How do I get my kids to do their chores?

Liz wrote,

There's a great book you can get called Sidetracked Home Executives. It is an incredibly fun-reading book as well as a description of a wonderful system for organizing and running your home. This will help you start getting the house together for yourself, and it will help you realize all the tasks you do throughout the day/week/month/year. It has good suggestions for how to get the kids involved as well.

A friend of mine just passed on "The Guild System" which we're thinking about incorporating into our training:

  1. Beginner - not a willing worker / only a Master may teach
  2. Jr. Apprentice - a child just learning the job / Journeyman may teach
  3. Sr. Apprentice - a child who can work without supervision
  4. Journeyman - character development / one who is learning to train Apprentices
  5. Sr. Journeyman - training to be a Master; learning to work with Beginners under guidance of a Master
  6. Master - knows the skill perfectly; may teach all levels.

Note: Parents are automatically Masters! If you don't know the skill, you must learn fast! Or delegate that particular skill. Remember, at all times you are responsible for what is learned! Also, each child can be on various levels for each general job (kitchen duty, own room responsibility, bread baking, gardening, clothes care, etc.).

There's also a curriculum available from a ministry in California called "Tools for Godly Living" which is step-by-step guidelines for how to train your children in household tasks. I looked at it at my latest convention, and it looked like a good resource book for someone who needed very specific help in this area.

My problem is I can do it so much faster myself, and I lose sight of the need to train them for down the road. I know, but forget, it's so valuable to work on it now while they're little. I hear of so many different people who have their kids running the house (in the right sense, that is) leaving them free to do lesson planning and other ministries.

How do I teach my child a new skill?

Whenever you want to teach your child a new skill, try doing it by following this process.

  1. Modeling. Be sure that you yourself are practicing this skill. If you aren't, give yourself at least a week when you will diligently do it yourself or you will find your children saying, "But you never make YOUR bed" (or whatever). Even if you are already diligently practicing something, if you focus on a specific task for a week, it will give you a chance to focus on the actual steps necessary to accomplish it so that when you get ready to teach it you won't overlook things that, though obvious and automatic to you, really need to be explained and demonstrated.

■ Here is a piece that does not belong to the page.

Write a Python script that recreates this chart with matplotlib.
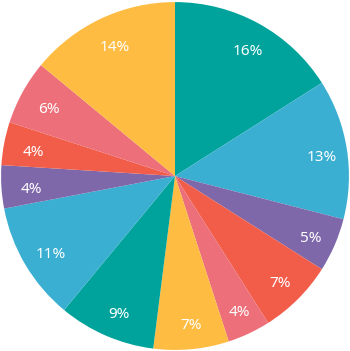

  2. Teaching. The second week, make sure that your child watches and "helps" you do the skill. For example, as you make the beds say, "See how I have to pull up the sheets that are underneath so that they won't make bumps under the covers? Then I straighten out the blankets, making sure there is the same amount hanging down on each side of the bed." Don't expect your child to be able to observe and automatically "know" what the significant steps are.

  3. Supervising. The third week, have your child perform the skill/job while you watch and help him. Try to encourage him when he remembers an important step: "Good! You remembered to pull up the sheets first..." If he forgets, then a simple, "Whoops! We'd better go back and pull up the sheets!" will serve to remind him. Remember that you are "helping" him, not just standing by to criticize.

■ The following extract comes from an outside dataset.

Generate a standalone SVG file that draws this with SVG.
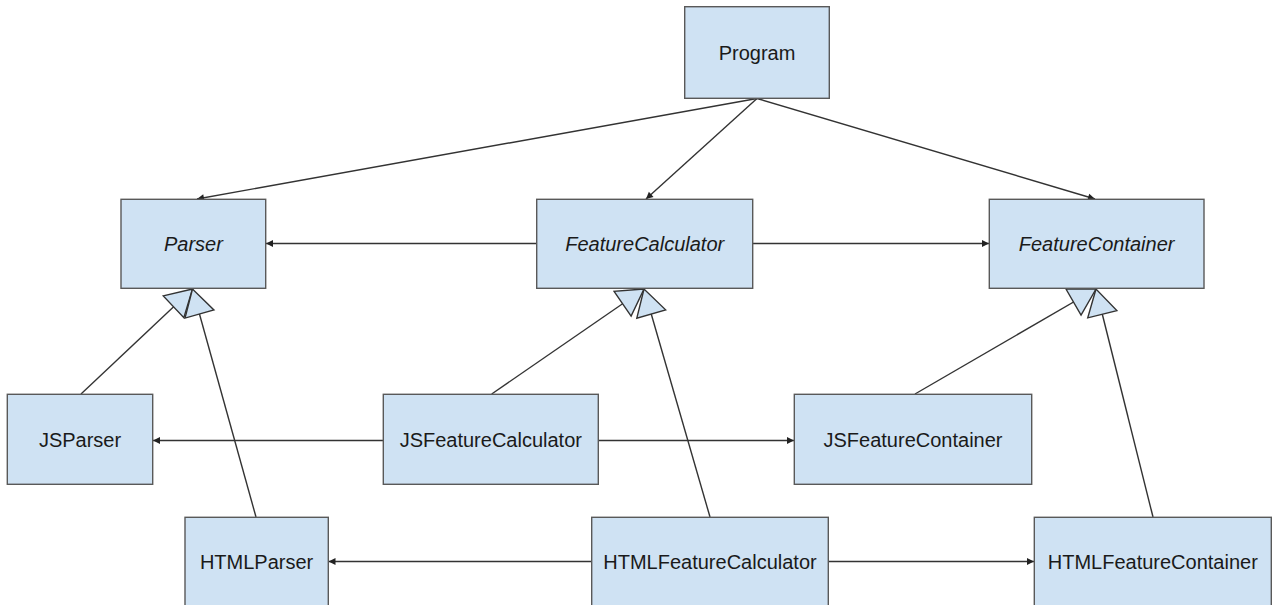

  4. Inspecting. The fourth week, tell your child, for example, "Go make your bed while I make mine and I'll come in a minute and see how you have done." [If your child is not yet physically capable of performing a task by himself — for instance, he may have the top bed on a bunk which is much harder to make — of course you won't be able to move on to this step.] Be sure to come in later to evaluate his progress. Try to be encouraging — "Great job!" — and explicit in what you especially like — "Look how smooth it is!" On the other hand, sometimes best efforts fail, in which case you may have to say something along the lines of, "Oh dear! Maybe you'd better start over again. Looks like you forgot to pull up the sheets."

    With some kids, setting a timer and having them "beat the clock" might be necessary to keep them focused on the task at hand. Insist that the job be finished "before breaKF1st" of "before going out to play" in a matter-of-fact way. This is not punishment; it is part of living and being in the family.

  5. Assigning. Assigning jobs for your child to do on his own time schedule without specific involvement from you is your ultimate goal. However, how soon you will achieve this end is dependent on the age level, personality type and maturity of your child, as well as on how complicated or stressful the task is. Building the skills to do a task and the expectation that work is a part of life are a firm foundation upon which a family management system can be built.

Some kids can be motivated by check-off charts and gold stars or money rewards. Others, who are "people"-oriented, are most motivated by "work party"-type atmospheres where everyone is "doing it together"; they become very discouraged when required to go off and work alone. Others like to tackle new and untried things, while some prefer to master a job and stick with what they know and are efficient at. It's often difficult to discern how to motivate your children. Each one is different. Since you're homeschooling, however, you have a greater opportunity — and a high motivation — to discover your children's unique learning styles. For further help in this area, we highly recommend Cathy Duffy's Christian Home Educators' Curriculum Manual.